Outro argumento para afastar a competência do curso das investigações do STF, segundo Lindôra Araújo, é a existência de investigação já em curso na Procuradoria da República no Município de Guarulhos (SP). Na 6ª Vara Federal de Guarulhos, já está em tramitação inquérito policial para apurar o caráter ilícito do recebimento e da entrada no país de joias e esculturas, presenteadas pelo governo da Arabia Saudita, e a destinação desses bens.
“Ainda que se pretenda sustentar que o objeto da presente Petição seria mais amplo, não se justifica a instauração de procedimento em duplicidade, a caracterizar bis in idem, renovando-se uma série de diligências e medidas persecutórias conduzidas por autoridades que já possuem familiaridade com o arcabouço probatório”, argumenta Lindôra Araújo.
Ela ainda recomenda, na petição, a “atuação conjunta da Polícia Federal, envidando-se esforços para o alcance dos fins das investigações já em curso, no âmbito do Juízo da 6ª Vara Federal de Guarulhos/SP, até mesmo com a deflagração de novas fases”.
A vice-procuradora-geral da República tem histórico de decisões que blindam o ex-presidente Bolsonaro.

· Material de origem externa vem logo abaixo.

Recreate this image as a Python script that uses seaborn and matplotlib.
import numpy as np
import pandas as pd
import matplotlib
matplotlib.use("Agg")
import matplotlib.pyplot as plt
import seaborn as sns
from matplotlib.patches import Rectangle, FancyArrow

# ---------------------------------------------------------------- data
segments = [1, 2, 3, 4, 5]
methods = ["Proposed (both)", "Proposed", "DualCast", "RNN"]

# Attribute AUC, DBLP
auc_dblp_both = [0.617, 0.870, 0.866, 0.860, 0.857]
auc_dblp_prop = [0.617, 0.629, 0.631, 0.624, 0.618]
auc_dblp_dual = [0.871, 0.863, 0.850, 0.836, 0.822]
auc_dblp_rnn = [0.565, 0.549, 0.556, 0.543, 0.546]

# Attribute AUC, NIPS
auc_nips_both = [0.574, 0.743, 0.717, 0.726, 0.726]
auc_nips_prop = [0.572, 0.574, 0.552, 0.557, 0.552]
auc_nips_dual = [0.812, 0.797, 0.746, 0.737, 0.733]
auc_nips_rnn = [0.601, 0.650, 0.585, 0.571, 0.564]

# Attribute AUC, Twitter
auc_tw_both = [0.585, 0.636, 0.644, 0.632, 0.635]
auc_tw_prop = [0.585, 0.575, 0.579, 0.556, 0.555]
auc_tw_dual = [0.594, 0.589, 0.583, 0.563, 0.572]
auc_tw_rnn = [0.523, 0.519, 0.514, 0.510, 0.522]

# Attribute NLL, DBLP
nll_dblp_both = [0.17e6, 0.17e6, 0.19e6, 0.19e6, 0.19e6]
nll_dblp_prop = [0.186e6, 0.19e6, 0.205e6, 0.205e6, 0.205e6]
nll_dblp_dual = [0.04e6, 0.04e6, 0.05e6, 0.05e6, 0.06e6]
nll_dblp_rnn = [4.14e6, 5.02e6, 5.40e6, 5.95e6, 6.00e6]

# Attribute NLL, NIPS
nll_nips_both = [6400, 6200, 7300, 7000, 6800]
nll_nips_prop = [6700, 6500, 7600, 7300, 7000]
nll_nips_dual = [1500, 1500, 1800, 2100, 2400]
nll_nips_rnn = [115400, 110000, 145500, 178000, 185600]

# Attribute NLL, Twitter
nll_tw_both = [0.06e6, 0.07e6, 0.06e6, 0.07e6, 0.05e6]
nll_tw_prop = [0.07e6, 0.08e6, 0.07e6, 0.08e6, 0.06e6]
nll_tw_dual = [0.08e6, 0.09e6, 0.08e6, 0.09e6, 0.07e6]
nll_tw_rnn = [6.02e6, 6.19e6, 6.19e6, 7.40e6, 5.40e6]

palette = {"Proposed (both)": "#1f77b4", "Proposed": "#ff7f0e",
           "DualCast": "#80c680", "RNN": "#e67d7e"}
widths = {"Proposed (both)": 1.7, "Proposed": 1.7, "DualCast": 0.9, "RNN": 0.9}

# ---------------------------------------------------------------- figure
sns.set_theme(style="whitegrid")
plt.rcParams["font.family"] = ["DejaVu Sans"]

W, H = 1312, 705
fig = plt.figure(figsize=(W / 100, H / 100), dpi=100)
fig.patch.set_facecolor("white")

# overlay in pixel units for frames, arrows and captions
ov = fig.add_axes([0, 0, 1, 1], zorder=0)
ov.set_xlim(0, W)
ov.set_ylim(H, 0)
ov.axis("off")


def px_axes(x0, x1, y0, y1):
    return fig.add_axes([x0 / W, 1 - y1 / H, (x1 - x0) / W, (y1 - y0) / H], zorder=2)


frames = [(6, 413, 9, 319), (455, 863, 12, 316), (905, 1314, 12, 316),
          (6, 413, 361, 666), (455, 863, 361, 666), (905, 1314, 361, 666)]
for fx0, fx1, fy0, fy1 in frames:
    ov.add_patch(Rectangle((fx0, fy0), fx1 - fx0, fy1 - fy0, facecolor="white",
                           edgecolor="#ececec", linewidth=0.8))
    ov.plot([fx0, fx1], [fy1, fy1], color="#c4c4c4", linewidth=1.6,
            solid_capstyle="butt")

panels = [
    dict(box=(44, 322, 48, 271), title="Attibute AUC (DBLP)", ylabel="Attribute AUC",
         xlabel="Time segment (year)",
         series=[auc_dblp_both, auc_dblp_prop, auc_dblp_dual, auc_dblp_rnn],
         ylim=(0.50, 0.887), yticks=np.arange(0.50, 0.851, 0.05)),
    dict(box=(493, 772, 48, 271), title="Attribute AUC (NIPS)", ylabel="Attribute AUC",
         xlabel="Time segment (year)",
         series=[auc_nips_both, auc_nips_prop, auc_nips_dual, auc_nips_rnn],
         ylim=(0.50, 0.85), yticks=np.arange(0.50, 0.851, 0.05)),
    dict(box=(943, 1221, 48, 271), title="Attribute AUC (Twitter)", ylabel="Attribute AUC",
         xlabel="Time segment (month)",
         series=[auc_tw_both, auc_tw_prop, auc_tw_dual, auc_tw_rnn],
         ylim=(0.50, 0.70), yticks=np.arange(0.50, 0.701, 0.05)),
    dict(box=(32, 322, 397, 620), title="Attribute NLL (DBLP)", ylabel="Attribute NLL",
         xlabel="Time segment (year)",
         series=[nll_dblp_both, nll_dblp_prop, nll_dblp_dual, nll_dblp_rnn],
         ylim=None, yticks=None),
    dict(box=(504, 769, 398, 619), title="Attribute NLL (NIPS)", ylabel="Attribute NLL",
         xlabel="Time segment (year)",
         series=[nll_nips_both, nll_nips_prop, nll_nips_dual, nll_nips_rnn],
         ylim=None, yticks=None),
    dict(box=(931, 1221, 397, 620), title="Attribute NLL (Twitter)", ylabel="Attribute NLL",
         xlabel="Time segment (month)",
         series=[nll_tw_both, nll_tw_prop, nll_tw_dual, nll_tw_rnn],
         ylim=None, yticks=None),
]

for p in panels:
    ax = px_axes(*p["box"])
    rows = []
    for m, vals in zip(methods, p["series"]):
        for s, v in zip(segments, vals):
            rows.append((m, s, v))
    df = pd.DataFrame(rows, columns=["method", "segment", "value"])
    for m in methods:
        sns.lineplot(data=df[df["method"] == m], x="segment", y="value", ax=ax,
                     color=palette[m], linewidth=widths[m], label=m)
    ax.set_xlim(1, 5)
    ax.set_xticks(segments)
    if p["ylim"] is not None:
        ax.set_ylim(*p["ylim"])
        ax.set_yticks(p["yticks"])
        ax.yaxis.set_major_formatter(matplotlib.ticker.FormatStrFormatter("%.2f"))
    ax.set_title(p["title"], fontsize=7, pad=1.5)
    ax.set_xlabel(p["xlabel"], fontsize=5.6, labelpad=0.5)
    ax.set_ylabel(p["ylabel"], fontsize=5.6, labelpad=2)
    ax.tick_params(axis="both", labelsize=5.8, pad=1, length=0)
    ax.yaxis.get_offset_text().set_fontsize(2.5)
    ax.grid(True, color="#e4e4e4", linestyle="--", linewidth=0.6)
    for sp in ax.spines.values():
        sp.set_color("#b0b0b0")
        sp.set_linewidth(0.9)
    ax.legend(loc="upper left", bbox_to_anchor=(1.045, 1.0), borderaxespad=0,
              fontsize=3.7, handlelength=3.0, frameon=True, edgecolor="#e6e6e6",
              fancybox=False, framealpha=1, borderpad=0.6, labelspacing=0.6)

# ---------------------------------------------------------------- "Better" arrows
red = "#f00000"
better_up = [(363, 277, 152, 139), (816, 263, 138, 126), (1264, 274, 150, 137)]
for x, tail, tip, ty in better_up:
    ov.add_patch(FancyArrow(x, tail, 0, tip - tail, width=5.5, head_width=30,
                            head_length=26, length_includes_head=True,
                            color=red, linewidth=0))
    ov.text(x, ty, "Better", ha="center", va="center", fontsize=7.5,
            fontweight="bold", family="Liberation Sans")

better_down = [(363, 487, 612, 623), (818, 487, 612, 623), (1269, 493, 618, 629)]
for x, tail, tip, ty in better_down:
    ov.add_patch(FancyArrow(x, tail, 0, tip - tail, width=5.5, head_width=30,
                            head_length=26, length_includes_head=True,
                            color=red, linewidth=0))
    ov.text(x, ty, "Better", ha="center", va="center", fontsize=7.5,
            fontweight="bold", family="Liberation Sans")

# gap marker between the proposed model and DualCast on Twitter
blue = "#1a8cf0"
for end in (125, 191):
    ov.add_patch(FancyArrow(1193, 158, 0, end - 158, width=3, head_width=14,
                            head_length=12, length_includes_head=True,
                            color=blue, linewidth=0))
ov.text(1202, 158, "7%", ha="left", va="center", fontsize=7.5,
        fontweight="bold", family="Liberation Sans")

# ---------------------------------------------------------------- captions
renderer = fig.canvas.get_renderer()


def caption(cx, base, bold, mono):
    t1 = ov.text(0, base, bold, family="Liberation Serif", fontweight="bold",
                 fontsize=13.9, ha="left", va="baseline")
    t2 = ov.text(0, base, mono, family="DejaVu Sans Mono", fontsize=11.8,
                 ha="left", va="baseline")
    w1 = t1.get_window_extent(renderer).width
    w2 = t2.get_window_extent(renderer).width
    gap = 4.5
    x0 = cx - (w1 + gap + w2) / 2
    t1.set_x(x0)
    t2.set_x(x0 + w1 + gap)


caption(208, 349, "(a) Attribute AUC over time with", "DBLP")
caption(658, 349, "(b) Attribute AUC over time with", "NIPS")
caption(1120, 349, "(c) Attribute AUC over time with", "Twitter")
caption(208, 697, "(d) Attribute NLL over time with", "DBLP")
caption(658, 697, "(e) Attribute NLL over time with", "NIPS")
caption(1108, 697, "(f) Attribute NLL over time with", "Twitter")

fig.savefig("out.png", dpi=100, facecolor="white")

Em 2022, Lindôra Araújo solicitou ao STF o arquivamento de inquérito que investigava se houve tentativa por parte do ex-chefe do Executivo de interferir nas investigações da PF. No mesmo ano, ela concluiu que não havia elementos necessários para abrir inquérito contra Bolsonaro no contexto de supostas irregularidades no repasse de recursos ao Ministério da Educação.
O ministro Alexandre de Moraes, do STF, não acolheu o pedido de declínio de competência e pediu à Vara o “reencaminhamento do inquérito policial com o objetivo de possibilitar a efetiva análise dos autos”.